Black women are on TV more often than Black men, even though we are perceived as more scary. Black men are scary, too, but if they are in sports, they’re ok. They are not ok if they do anything else. That’s a threat.

I was told all of this once, and the reason I was told was because I am African American and so, somehow not “Black”. Well, not “Black” like being born in Britain black. You get designated, you see.

Jamelia says 'covert racism' is most damaging in the UK

Will it change? How?

This is a hard thing to write because there are fine people in British TV; people who see it as a public service, as a true reflector of society and they fight for that. A few are still in the game and I salute them for their perseverance and faith in change. But change takes will and you have to ask the question: is there the will?

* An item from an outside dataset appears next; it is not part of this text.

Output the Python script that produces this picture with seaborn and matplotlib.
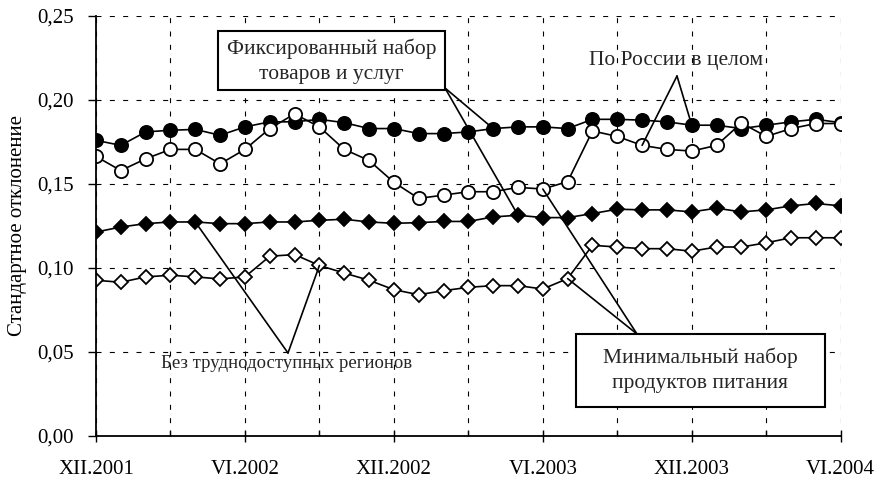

I was recently part of an interview conducted by the BBC’s arts editor about museums. Or so I was told it was going to be about. What it became was a kind of debate about the Benin Bronzes, the obsession du jour. We Black people in it spoke, but we were bookended around what became the main frame, an author and his book about museum cultural appropriation versus the director of the British Museum. Them as the main attraction and we Black people – kind of like the Benin Bronzes. Effectively: bronze and silent. Nobody in that piece realised that we were to be a part of a teeny, tiny BLM moment.

This is what structural racism is. It is embedded; part of how you function and are within the system.

I am glad that David Olusoga has spoken out; glad that he gets that they have “let him in”. That they’ve decided that he won’t scare the horses.

But unless the horses are scared, British television will become something that will end up in The Museum of National Consciousness: As a relic.